2. In the mechanical interface, in the outline, under geometry, we can rename each of the components. We also need to assign the material to the bucket. (This material is to be changed and simulation is to be run again).

The bullet is assigned the tantalum material and a stiffness behaviour of 'rigid' since no analysis would be carried out on it.

4. Moving on to meshing, we can assign a sizing attribute to the bucket splits (the regions of penetration and exit of the bullet). To do so, we need to right-click mesh > insert > sizing. We can give it a size of 6mm.

5. Moving on to the analysis settings, we shall be entering an end time of 0.01s as shown. We can also assign a maximum energy error of 5.

6. Next, we need to right-click Explicit Dynamics > Insert > Velocity. We need to select the bullet's body for this. Then, we need to enter tabular data for the direction of velocity application, which is the negative x coordinate in this case. The value would be -139000 mm/s. All the other components are constrained.

Then, we can assign the fixed support on rim surface of the bucket as shown (via right-clicking Explicit Dynamics > insert > fixed support).

7. Now we can generate the outputs. To do this, we can right-click Solution > Insert > Stress > Equivalent (Von-Mises) (for stress), right-click Solution > Insert > Deformation > Total (for total deformation), right-click Solution > Insert > Strain > Equivalent (Von-Mises) (for strain).

Now, all we need to do is right-click solution again and click 'Evaluate all results'.

Finally, when the analysis is done, we can view the results by simply clicking each of these solution entities we created, in the Outline menu.

To reiterate, this analysis needs to be run again a second and third time after saving the case 1 file and changing the material of the bucket.

OUTPUTS

CASE 1 - STAINLESS STEEL NL

EQUIVALENT STRESS

Maximum & Minimum stress

TOTAL DEFORMATION

Maximum & Minimum deformation

Maximum & Minimum directional deformation in x-axis

EQUIVALENT STRAIN

Maximum & Minimum strain

CASE 2 - ALUMINIUM ALLOY NL

EQUIVALENT STRESS

Maximum & Minimum stress

TOTAL DEFORMATION

Maximum & Minimum deformation

Maximum & Minimum directional deformation in x-axis

EQUIVALENT STRAIN

Maximum & Minimum strain

CASE 3 - COPPER ALLOY NL

EQUIVALENT STRESS

Maximum & Minimum stress

TOTAL DEFORMATION

Maximum & Minimum deformation

Maximum & Minimum directional deformation in x-axis

EQUIVALENT STRAIN

Maximum & Minimum strain

OBSERVATIONS

In the simulations, we can see that the impact of the bullet results in the ejection of deleted elements from the bucket. They are ejected a fair distance and this is picked up by the directional deformation outputs, which explains the excessive minimum deformation values. They are ejected in the negative x-direction, which is why they are in negative. On the other hand, the total deformation conveys a different story, in that the bullet undergoes the most deformation when in reality, it covers the most ground due to the nature of this interaction.

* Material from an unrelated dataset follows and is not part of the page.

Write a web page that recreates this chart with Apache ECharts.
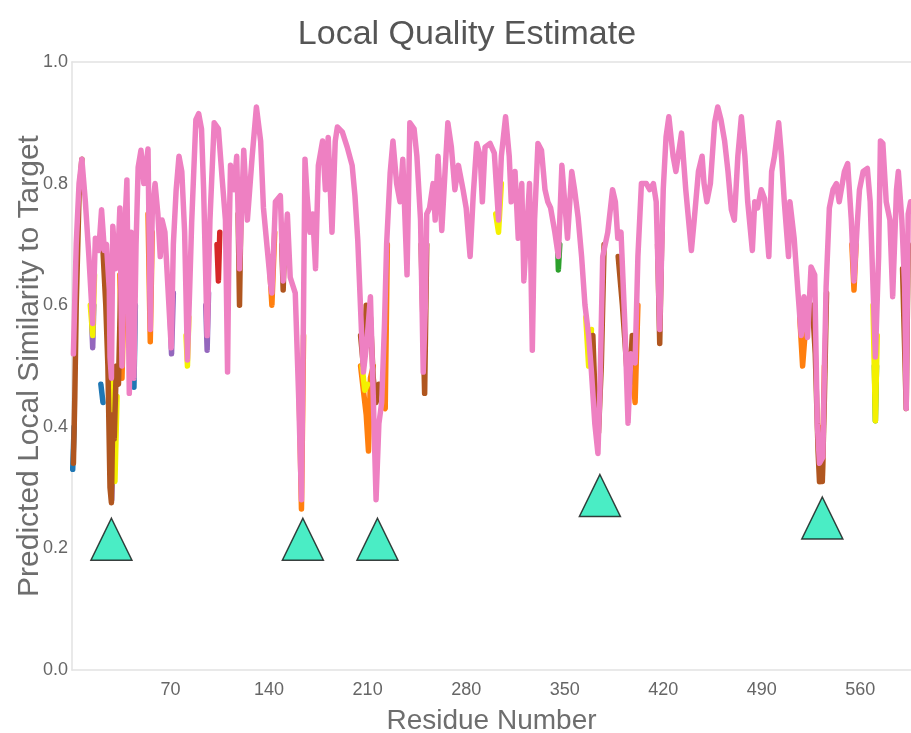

Compared to aluminium alloy and copper alloy, stainless steel variants have higher universal tensile strength, ranging between 500-600 MPa on average. Whereas many aluminium alloys are in the 100-300 MPa range and copper alloys are in the 350-500 MPa range. This is proven through these outputs - stainless steel on average generates the highest amount of stress followed by copper alloy and aluminium alloy respectively.

Going to strain, we can see that stainless steel has lower strains generated compared to similar numbers for aluminium alloy and copper alloy - probably due to their superior ductility properties.

RESULT

The explicit dynamic analysis was carried out on a model involving a bullet penetrating a bucket. Three cases using different non-linear materials for the bucket were analyzed and their outputs were compared.